The popular vote for gay citizens to have the same marriage rights as heterosexual couples in Ireland was a remarkable repudiation of Catholic doctrine, and a sign that the church’s once unbreakable grip on the country had loosened.
In another piece, the Guardian pointed out that even Ireland’s bishops were throwing in the towel.
Two Irish archbishops have acknowledged the dramatic reversal of the Catholic church’s domination of Irish society after the results of the referendum on abortion.
Eamon Martin, the archbishop of Armagh and primate of all Ireland, said Irish culture had changed and that people had drifted away from the church.
Diarmuid Martin, the archbishop of Dublin, told a congregation that the results would be seen as a sign of the marginal role of the church in today’s society.
This point of view was echoed in unlikely quarters on the opposite side of the spectrum at the American Conservative, which ran a piece by a Belfast writer agreeing that “Catholic Ireland is Dead and Gone.”
Not every media managed to express what Politico did; that many citizens were more voting against one thing than for the other. As this article said:
Proponents for repeal argued Ireland’s existing laws punish women, and they noted several thousand Irish women already travel to Britain each year for abortions while others order illegal pills online. Cases such as the 2012 death of 31-year-old Indian dentist Savita Halappanavar remained a rallying cry to remove the abortion ban, which has been in place since 1983.
“I’m not voting for abortion, I’m voting for the repeal of this amendment and I think they get confused,” said a 71-year-old female voter who preferred to remain anonymous. “Why should women have to go to England to get an abortion?”
Disappointingly, I found very little coverage of the Catholic laity’s reaction to it all.
ABC-TV was one of the exceptions by talking with a number of disappointed parishioners in Dublin.

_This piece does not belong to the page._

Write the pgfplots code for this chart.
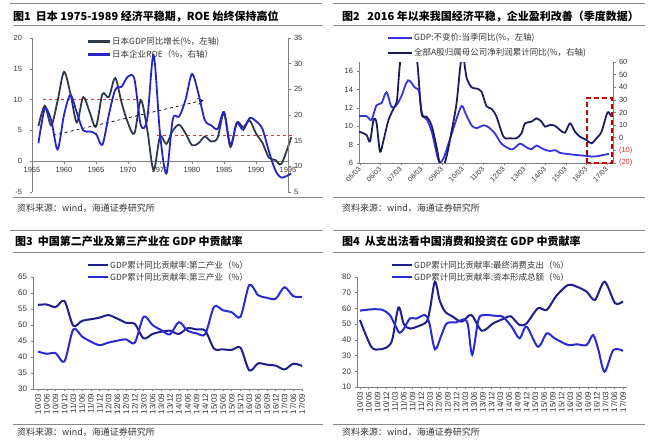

One wonders what might had happened had the national Catholic Church not been so mired in scandal. Would the vote have been less lopsided?
Stay tuned for similar efforts to change laws in Northern Ireland and for legislation that will pry away Catholic influence on the country’s health and education systems. If the church there is as dead as both sides are saying it is, that won’t take long. And you can bet the Times will be there, happily covering it.